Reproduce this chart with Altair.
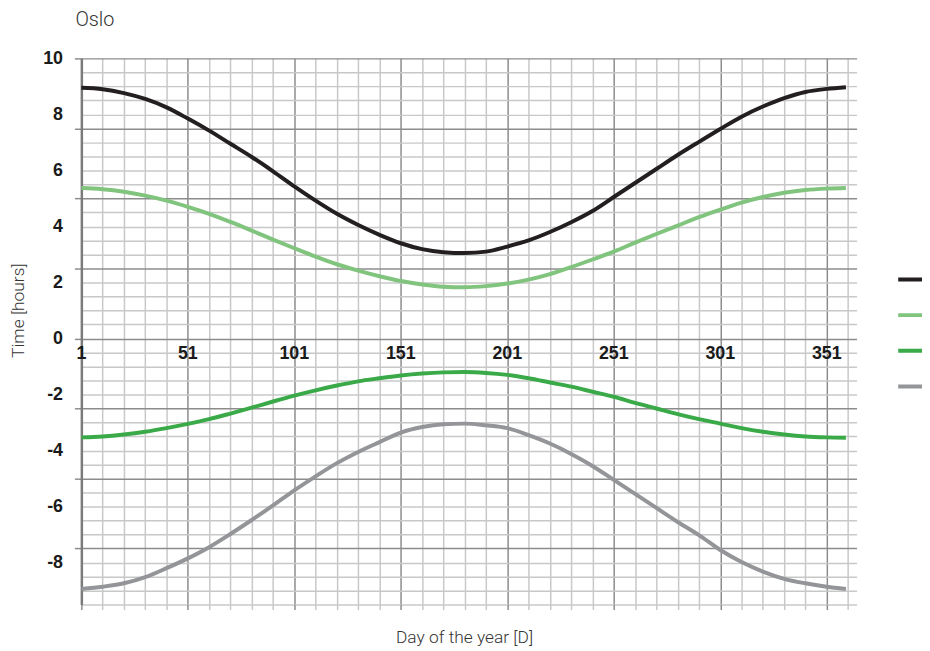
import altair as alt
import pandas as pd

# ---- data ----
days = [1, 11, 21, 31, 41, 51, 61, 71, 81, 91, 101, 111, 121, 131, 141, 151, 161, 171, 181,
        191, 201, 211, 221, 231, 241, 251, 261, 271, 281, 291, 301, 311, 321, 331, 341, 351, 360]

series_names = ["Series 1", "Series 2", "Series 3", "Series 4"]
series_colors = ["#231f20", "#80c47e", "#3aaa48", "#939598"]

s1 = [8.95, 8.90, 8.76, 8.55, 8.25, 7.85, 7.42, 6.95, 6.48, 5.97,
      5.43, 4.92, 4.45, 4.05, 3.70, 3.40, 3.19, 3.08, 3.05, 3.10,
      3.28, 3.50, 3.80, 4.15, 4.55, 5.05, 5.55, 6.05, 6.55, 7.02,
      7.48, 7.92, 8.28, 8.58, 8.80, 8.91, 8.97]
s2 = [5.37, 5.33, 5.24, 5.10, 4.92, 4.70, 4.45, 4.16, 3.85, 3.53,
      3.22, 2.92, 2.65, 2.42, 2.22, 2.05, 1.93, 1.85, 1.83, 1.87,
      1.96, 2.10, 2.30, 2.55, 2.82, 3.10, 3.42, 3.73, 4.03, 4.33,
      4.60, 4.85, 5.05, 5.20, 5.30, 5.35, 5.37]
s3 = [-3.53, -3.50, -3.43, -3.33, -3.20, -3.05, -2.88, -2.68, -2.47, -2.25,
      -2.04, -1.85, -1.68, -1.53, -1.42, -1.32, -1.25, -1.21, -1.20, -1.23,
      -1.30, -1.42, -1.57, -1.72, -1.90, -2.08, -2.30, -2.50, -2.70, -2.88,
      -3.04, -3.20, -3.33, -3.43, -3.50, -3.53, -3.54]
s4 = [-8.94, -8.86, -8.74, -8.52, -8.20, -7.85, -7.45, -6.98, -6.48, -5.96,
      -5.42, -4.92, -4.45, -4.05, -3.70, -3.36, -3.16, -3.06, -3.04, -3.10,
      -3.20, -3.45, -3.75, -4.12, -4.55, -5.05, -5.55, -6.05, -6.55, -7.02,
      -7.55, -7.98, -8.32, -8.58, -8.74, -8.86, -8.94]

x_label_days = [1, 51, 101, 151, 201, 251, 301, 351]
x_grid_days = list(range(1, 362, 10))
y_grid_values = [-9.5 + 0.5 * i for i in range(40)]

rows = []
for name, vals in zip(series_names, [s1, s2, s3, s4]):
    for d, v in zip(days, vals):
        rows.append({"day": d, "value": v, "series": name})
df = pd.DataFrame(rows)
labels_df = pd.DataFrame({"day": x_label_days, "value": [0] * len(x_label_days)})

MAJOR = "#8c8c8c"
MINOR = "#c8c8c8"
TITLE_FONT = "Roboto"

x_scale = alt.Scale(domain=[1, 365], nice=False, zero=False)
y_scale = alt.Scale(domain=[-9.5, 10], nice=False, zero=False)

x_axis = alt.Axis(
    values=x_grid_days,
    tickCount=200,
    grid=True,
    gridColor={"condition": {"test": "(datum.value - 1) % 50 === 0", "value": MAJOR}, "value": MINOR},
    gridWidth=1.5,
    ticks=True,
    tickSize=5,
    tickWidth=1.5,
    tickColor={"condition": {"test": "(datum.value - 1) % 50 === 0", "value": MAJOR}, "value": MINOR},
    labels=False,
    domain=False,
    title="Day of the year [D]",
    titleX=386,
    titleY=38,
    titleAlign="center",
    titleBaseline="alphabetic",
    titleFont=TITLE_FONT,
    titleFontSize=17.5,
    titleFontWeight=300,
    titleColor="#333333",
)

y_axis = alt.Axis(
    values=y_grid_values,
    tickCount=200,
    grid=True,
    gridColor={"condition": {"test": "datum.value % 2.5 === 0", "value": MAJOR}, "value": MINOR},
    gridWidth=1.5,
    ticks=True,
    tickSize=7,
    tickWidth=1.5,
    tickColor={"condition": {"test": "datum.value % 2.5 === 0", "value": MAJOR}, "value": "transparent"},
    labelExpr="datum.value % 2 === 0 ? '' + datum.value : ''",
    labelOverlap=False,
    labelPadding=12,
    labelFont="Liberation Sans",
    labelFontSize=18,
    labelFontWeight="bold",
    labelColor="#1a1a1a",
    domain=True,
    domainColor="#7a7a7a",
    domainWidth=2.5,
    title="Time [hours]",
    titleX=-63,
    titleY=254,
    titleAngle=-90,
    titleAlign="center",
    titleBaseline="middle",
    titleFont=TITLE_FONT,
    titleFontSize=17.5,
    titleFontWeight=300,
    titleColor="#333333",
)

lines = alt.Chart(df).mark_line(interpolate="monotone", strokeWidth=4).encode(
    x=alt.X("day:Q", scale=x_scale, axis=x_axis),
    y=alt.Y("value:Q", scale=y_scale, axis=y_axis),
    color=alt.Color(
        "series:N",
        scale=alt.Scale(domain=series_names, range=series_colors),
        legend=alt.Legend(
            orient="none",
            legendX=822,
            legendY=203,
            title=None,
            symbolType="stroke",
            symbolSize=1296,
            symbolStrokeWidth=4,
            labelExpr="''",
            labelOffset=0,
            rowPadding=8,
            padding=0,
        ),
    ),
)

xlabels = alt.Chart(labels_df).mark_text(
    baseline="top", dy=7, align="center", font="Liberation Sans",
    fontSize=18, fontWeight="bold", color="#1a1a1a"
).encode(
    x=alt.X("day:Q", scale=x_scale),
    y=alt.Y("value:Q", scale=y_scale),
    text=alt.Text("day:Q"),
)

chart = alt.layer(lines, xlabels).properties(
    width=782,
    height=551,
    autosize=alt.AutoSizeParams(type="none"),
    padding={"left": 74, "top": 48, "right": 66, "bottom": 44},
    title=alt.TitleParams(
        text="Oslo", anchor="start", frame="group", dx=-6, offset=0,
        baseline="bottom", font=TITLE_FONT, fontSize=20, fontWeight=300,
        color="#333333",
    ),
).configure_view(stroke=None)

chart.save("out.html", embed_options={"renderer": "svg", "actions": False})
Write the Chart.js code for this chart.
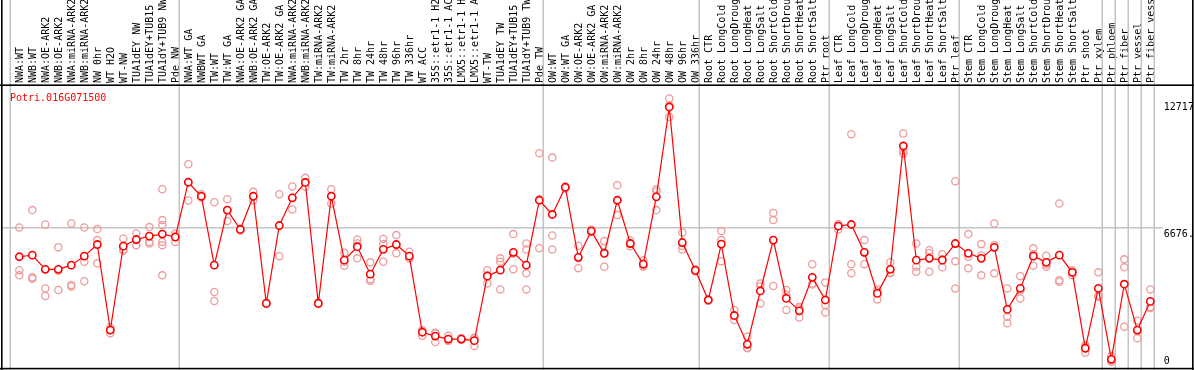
-.-.-
Stop after the line containing "y_grid_values = [-9.5": copy the records exactly from the first line up to there, leaving pictures out.

WRITTEN ANSWER
Reproduce this chart with Altair.
import altair as alt
import pandas as pd

# ---- data ----
days = [1, 11, 21, 31, 41, 51, 61, 71, 81, 91, 101, 111, 121, 131, 141, 151, 161, 171, 181,
        191, 201, 211, 221, 231, 241, 251, 261, 271, 281, 291, 301, 311, 321, 331, 341, 351, 360]

series_names = ["Series 1", "Series 2", "Series 3", "Series 4"]
series_colors = ["#231f20", "#80c47e", "#3aaa48", "#939598"]

s1 = [8.95, 8.90, 8.76, 8.55, 8.25, 7.85, 7.42, 6.95, 6.48, 5.97,
      5.43, 4.92, 4.45, 4.05, 3.70, 3.40, 3.19, 3.08, 3.05, 3.10,
      3.28, 3.50, 3.80, 4.15, 4.55, 5.05, 5.55, 6.05, 6.55, 7.02,
      7.48, 7.92, 8.28, 8.58, 8.80, 8.91, 8.97]
s2 = [5.37, 5.33, 5.24, 5.10, 4.92, 4.70, 4.45, 4.16, 3.85, 3.53,
      3.22, 2.92, 2.65, 2.42, 2.22, 2.05, 1.93, 1.85, 1.83, 1.87,
      1.96, 2.10, 2.30, 2.55, 2.82, 3.10, 3.42, 3.73, 4.03, 4.33,
      4.60, 4.85, 5.05, 5.20, 5.30, 5.35, 5.37]
s3 = [-3.53, -3.50, -3.43, -3.33, -3.20, -3.05, -2.88, -2.68, -2.47, -2.25,
      -2.04, -1.85, -1.68, -1.53, -1.42, -1.32, -1.25, -1.21, -1.20, -1.23,
      -1.30, -1.42, -1.57, -1.72, -1.90, -2.08, -2.30, -2.50, -2.70, -2.88,
      -3.04, -3.20, -3.33, -3.43, -3.50, -3.53, -3.54]
s4 = [-8.94, -8.86, -8.74, -8.52, -8.20, -7.85, -7.45, -6.98, -6.48, -5.96,
      -5.42, -4.92, -4.45, -4.05, -3.70, -3.36, -3.16, -3.06, -3.04, -3.10,
      -3.20, -3.45, -3.75, -4.12, -4.55, -5.05, -5.55, -6.05, -6.55, -7.02,
      -7.55, -7.98, -8.32, -8.58, -8.74, -8.86, -8.94]

x_label_days = [1, 51, 101, 151, 201, 251, 301, 351]
x_grid_days = list(range(1, 362, 10))
y_grid_values = [-9.5 + 0.5 * i for i in range(40)]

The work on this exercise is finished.